Raila questions IEBC over possible technology failure on election day
Azimio la Umoja One Kenya coalition party
presidential candidate Raila Odinga is questioning IEBC’s decision to disallow
use of manual voter registers across the 46,000 polling stations as a
complementary mechanism to electronic identification of voters in the august
polls.
Through his chief legal advisor Paul Mwangi,
Odinga wants the commission Chairman Wafula Chebukati to explain the rationale
of his administrative directive and measures taken to ensure that the
electronic voter identification system will not collapse, by default or design,
and deny the electorate an opportunity to exercise their democratic right at
the ballot.
When he received an audit report on the 2022
voter register, Chebukati maintained that manual voter rolls would not be used
in the August 9th polls, as a complementary mechanism to electronic identification
of voters, through the Kenya Integrated Elections Management System (KIEMS).
“As a result of the
2017 post-election evaluation, most of the malpractices were as a result of the
physical voter registers. We believe that using the digital registers will cut
down these malpractices where a presiding officer has knowledge of who has not
voted, their ID numbers and is therefore able to input their details in the
KIEMs kits, allowing malpractices to happen,” he said then.
The decision has prompted Odinga to pose
seven questions to Chebukati, 47 days to the polls.
Top among them, Odinga questions Chebukati’s
change of heart, after rooting for manual identification of voters and results
transmission as a complementary measure in the 2017 general election.
According to Odinga, who was in the 2013 and
2017 presidential races, technology failure on election day is likely.
He terms Chebukati’s directive risky, since
it is based on an assumption that the KIEMS kits will work seamlessly.
“What redundancy
measures have you designed in case of failure of technology on that day? I ask
knowing very well that this has happened before,” lawyer Mwangi submitted to
the commission.
IEBC CEO Hussein Marjan
responded: “The kits will use SD cards, and in case a kit fails, then we will
just be able to replace it with a working kit. All we will need to do is just remove
the SD card from the KIEMS kit and insert it in the new one.”
In the run up to the 2017 general election, a three-judge High Court bench ruled that it was not possible for IEBC to conduct an
exclusively electronic poll, a verdict that was upheld by the Court of Appeal.

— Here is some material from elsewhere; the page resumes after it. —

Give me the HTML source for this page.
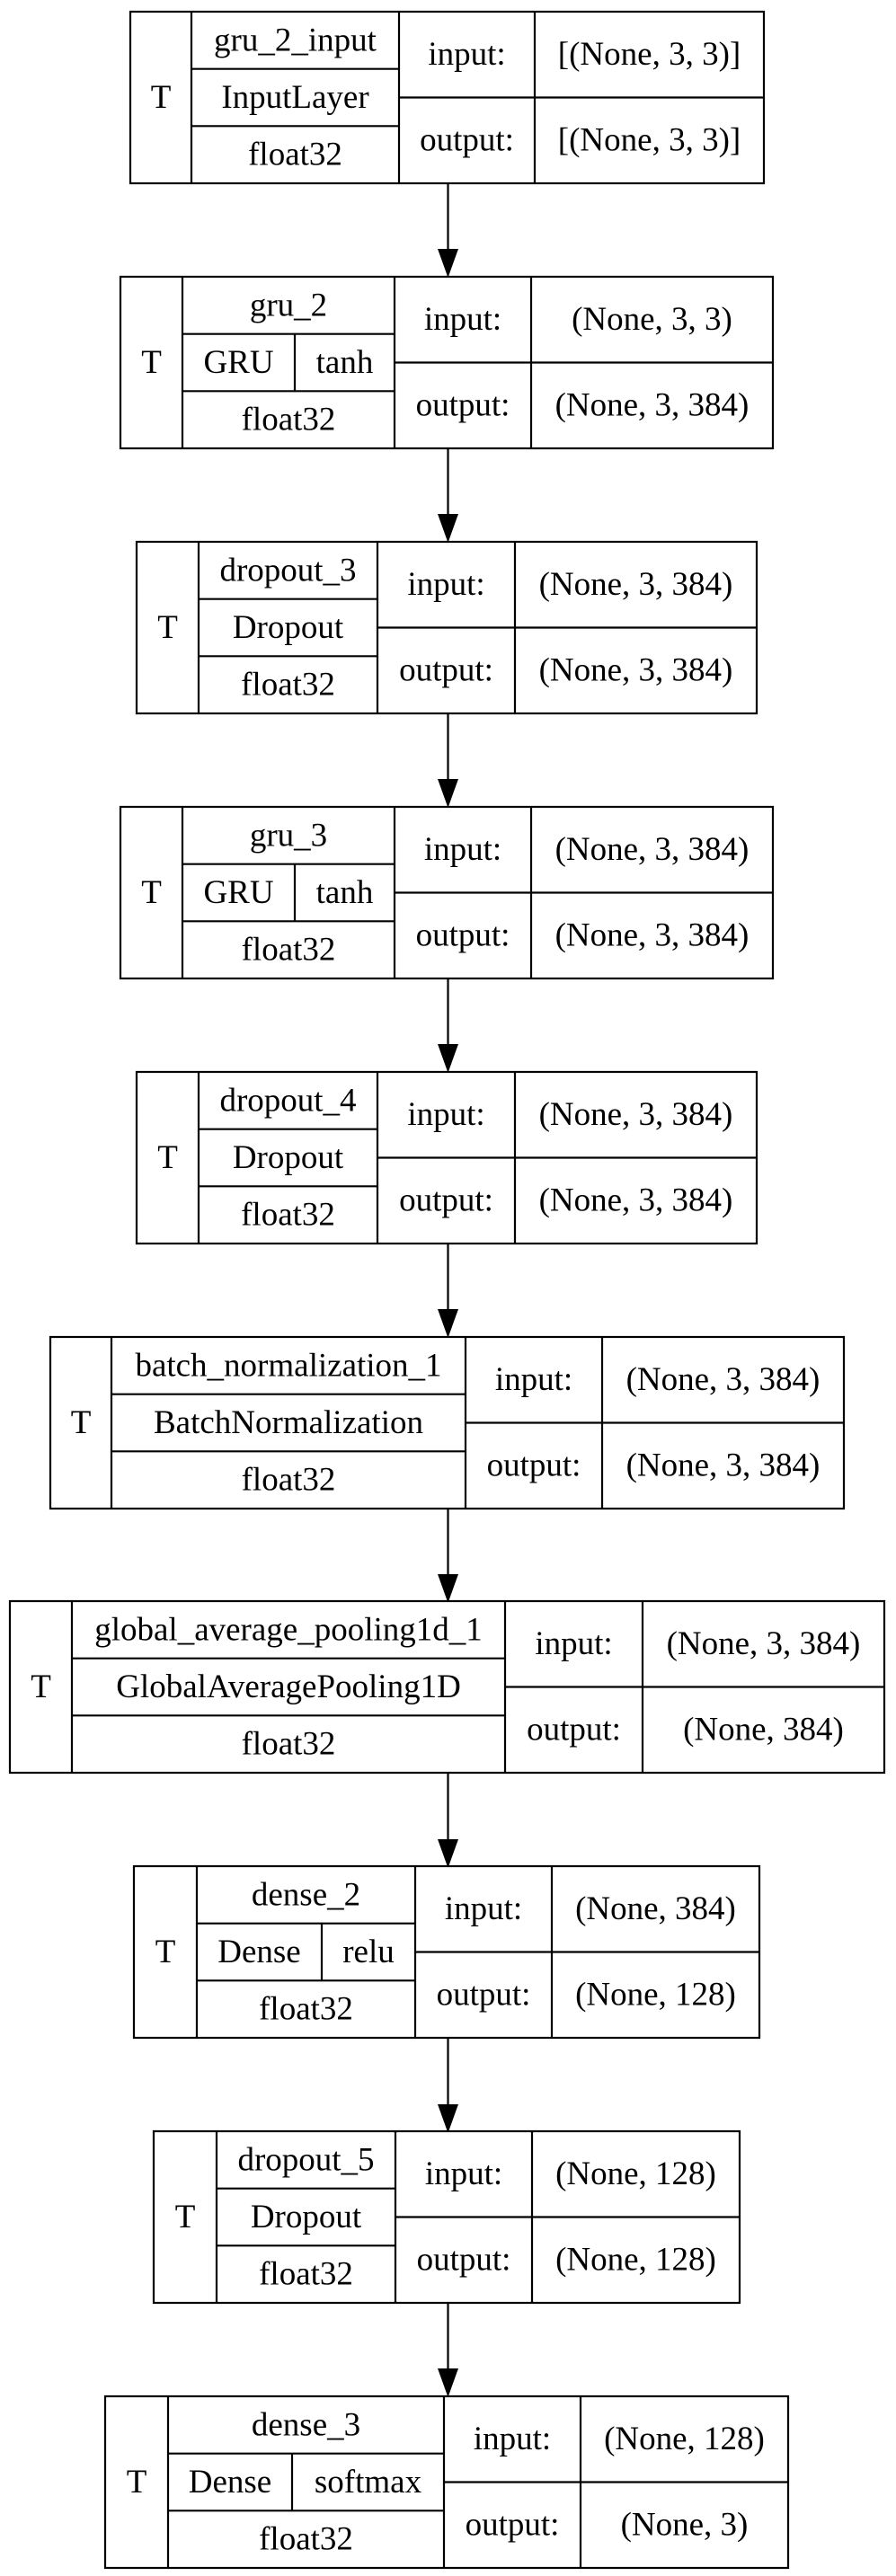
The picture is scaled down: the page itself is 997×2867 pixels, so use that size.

Odinga questioned Chebukati’s interpretation
of election regulations, holding that a complementary equipment does not mean a
complementary system of identifying voters and transmission of results, as
required by the law.
Chebukati’s decision to bar use of physical
copies of the voter register would, according to Odinga, be repealing electoral
regulations through administrative directives without the input of stakeholders
in the August 9th polls.
With recent cases of irregular and abnormal
transfer of voters from polling stations without their consent attributed to
errors of omission and commission by some IEBC officials, in an audit conducted
by KPMG, Odinga is apprehensive that similar infiltration and sabotage could
occur on the voter register, leading to a crisis on polling day.
Chebukati promises to convene a session to
address issues raised by stakeholders, even as seven civil society
organisations moved to court to seek orders quashing his directive.
The 2022 voter register has 22.1 million Kenyans
spread across 46,232 polling stations countrywide; more than 5 million eligible
citizens failing to enlist themselves as voters.
The register has 11.2 million male and 10.8
million female voters; 8.8 million voters are in the youth category as defined
by the Constitution, which is 39.8% of the national voter population.